チョーヤが「前代未聞の梅不作」でも平気だった訳 40年の信頼と「一見非合理」な非専属契約の繋がり
2024年、梅が深刻な不作を記録している。農業総合研究所によると、5月の収穫量は前年同月比で44%減。一大産地として知られる和歌山県でも、昨年に比べると収穫量が3~7割減った農家が多い。
背景には、暖冬で主力品種が早く開花して受粉がうまくいかなかったことや、3月に紀南地方の広範囲で雹が降って傷ついたこと、大量発生しているカメムシによる被害も影響しているという。
「ということは、梅酒のチョーヤは甚大な被害を受けているはず。
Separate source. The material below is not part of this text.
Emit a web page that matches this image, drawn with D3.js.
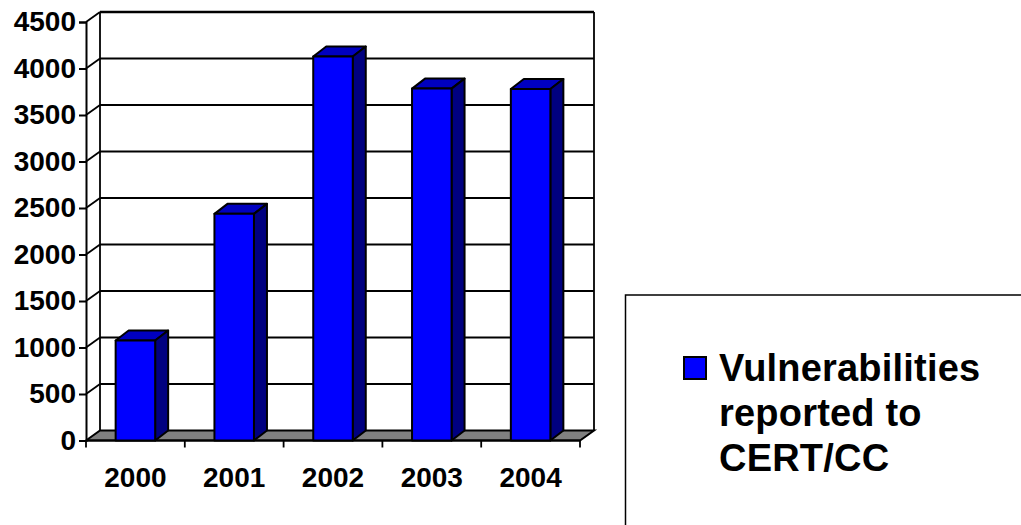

笹間さん、ちょっと取材しに行きませんか?」
悪い顔で微笑んだ担当編集に依頼を受け、筆者はチョーヤ梅酒株式会社(以下、チョーヤ)に取材を打診。快く引き受けてもらえたのだが、開口一番、
「今年も買い付けで特別なことは何もしていないんですよ」
と言い切られた。
一部には、切羽詰まって梅を買い集めた卸会社もあったという中で、どのように大量の梅を確保したのか。背景には、梅確保のための長年の努力、工夫があった。
出荷量が少なく“短期仕入れ”必須の完熟梅
緩やかな右肩下がりにある、国内のアルコール市場。国税庁によると、2021年度の国内の酒類販売数量は772.1万キロ・リットルと、ピークの1996年度から約2割減少している。